E. George Schaefer is most synonymous with Dow Theory and its modern application.  However, E. George Schaefer was also known for his work in the selection and timing of gold and silver stocks.  As a bit of background on E. George Schaefer, in 1960, he wrote a book titled How I Helped 10,000 Investors to Profit in Stocks.image

The book was about Dow Theory and its application.   According to Richard Russell:

“…Schaefer started his ‘Dow Theory Trader’ service in 1948.  this analyst possesses a ‘feel’ for the market and an instinct for the big picture second to none.  He is one of the very, very few men who fully comprehend the concept of the primary trend.  A warning: if you have ever heard Schaefer speak, do not be fooled by his ‘hoosier-country boy’ style of delivery.  For Schaefer has been way ahead of the city boys on Wall Street for a long time.

“Schaefer provided his readers with many important technical studies during the late 1940’s and early 1950’s, and he has always labeled himself a ‘modern Dow Theorist.’ Schaefer has combined many technical considerations with his reading of the Averages, and I have found his thinking along these lines to be sound.

“In my library is a copy of Schaefer’s June 18, 1949 report, in which he predicted a major new bull market.  His reasoning was brilliant, and if he had never written anything else, he would rate a ‘superb’ on this one alone.  Personally, I wish that Schaefer had continued with his earlier technical studies, but those were written when the technical approach (and, in fact, almost any approach) was rare, and it is possible that he is now a bit tired of the ‘teaching’ approach which was a feature of his earlier letters.”

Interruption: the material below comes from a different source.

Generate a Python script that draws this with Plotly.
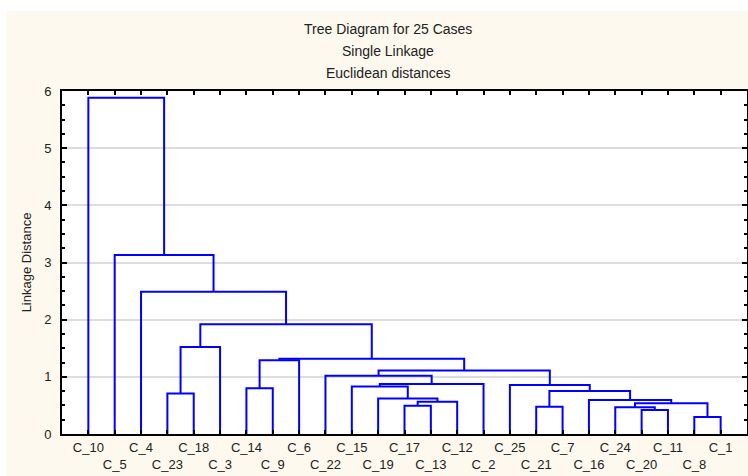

Our personal favorite by E. George Schaefer was a Barron’s article dated June 22, 1959 titled “Final Bullish Upsurge In Many Stocks Just Starting?” This article stands as a lone beacon for how modern Dow Theorists can understand the distinction between a bull and bear market as part of the primary trend.  We note that at the time, Richard Russell was of the view that the stock market was due for a bear market and called a bear market in 1961.  Schaefer was sticking to his 1959 call and told investors to hold onto their positions which was rewarded with another +40% increase in the Dow Jones Industrial Average.